#### To be done:
Omit all images. Transcribe the rest of the material below exactly.

#### Information shown:
* begin *
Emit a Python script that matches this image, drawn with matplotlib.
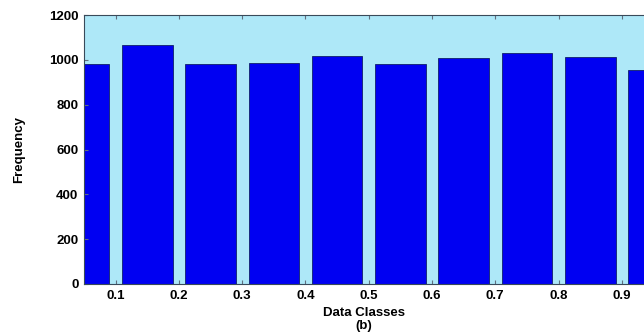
import matplotlib
matplotlib.use("Agg")
import matplotlib.pyplot as plt

centers = [0.05, 0.15, 0.25, 0.35, 0.45, 0.55, 0.65, 0.75, 0.85, 0.95]
freqs = [980, 1065, 982, 987, 1018, 983, 1007, 1029, 1013, 955]
xticks = [0.1, 0.2, 0.3, 0.4, 0.5, 0.6, 0.7, 0.8, 0.9]
xticklabels = ["0.1", "0.2", "0.3", "0.4", "0.5", "0.6", "0.7", "0.8", "0.9"]
yticks = [0, 200, 400, 600, 800, 1000, 1200]

plt.rcParams['font.family'] = ['Liberation Sans', 'DejaVu Sans']
fig = plt.figure(figsize=(6.44, 3.35), dpi=100)
ax = fig.add_axes([84/644, 51/335, 1 - 84/644, (284-15)/335])
ax.set_facecolor('#aee8f8')
ax.bar(centers, freqs, width=0.08, color='#0000f2', edgecolor='#10206a', linewidth=0.6)
ax.set_xlim(0.05, 0.935)
ax.set_ylim(0, 1200)
ax.set_xticks(xticks)
ax.set_xticklabels(xticklabels, fontsize=9.5, fontweight='bold')
ax.set_yticks(yticks)
ax.set_yticklabels([str(v) for v in yticks], fontsize=9.5, fontweight='bold')
ax.tick_params(direction='in', length=3, color='#607080', top=True, right=False, pad=4)
for s in ax.spines.values():
    s.set_color('#3a4a5a')
    s.set_linewidth(0.8)
ax.spines['right'].set_visible(False)
ax.set_xlabel("Data Classes\n(b)", fontsize=9.5, fontweight='bold', labelpad=4, linespacing=1.05)
ax.set_ylabel("Frequency", fontsize=9.5, fontweight='bold', labelpad=17)
fig.savefig("out.png", dpi=100)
* end *
#### Solution:
Emit a Python script that matches this image, drawn with matplotlib.
import matplotlib
matplotlib.use("Agg")
import matplotlib.pyplot as plt

centers = [0.05, 0.15, 0.25, 0.35, 0.45, 0.55, 0.65, 0.75, 0.85, 0.95]
freqs = [980, 1065, 982, 987, 1018, 983, 1007, 1029, 1013, 955]
xticks = [0.1, 0.2, 0.3, 0.4, 0.5, 0.6, 0.7, 0.8, 0.9]
xticklabels = ["0.1", "0.2", "0.3", "0.4", "0.5", "0.6", "0.7", "0.8", "0.9"]
yticks = [0, 200, 400, 600, 800, 1000, 1200]

plt.rcParams['font.family'] = ['Liberation Sans', 'DejaVu Sans']
fig = plt.figure(figsize=(6.44, 3.35), dpi=100)
ax = fig.add_axes([84/644, 51/335, 1 - 84/644, (284-15)/335])
ax.set_facecolor('#aee8f8')
ax.bar(centers, freqs, width=0.08, color='#0000f2', edgecolor='#10206a', linewidth=0.6)
ax.set_xlim(0.05, 0.935)
ax.set_ylim(0, 1200)
ax.set_xticks(xticks)
ax.set_xticklabels(xticklabels, fontsize=9.5, fontweight='bold')
ax.set_yticks(yticks)
ax.set_yticklabels([str(v) for v in yticks], fontsize=9.5, fontweight='bold')
ax.tick_params(direction='in', length=3, color='#607080', top=True, right=False, pad=4)
for s in ax.spines.values():
    s.set_color('#3a4a5a')
    s.set_linewidth(0.8)
ax.spines['right'].set_visible(False)
ax.set_xlabel("Data Classes\n(b)", fontsize=9.5, fontweight='bold', labelpad=4, linespacing=1.05)
ax.set_ylabel("Frequency", fontsize=9.5, fontweight='bold', labelpad=17)
fig.savefig("out.png", dpi=100)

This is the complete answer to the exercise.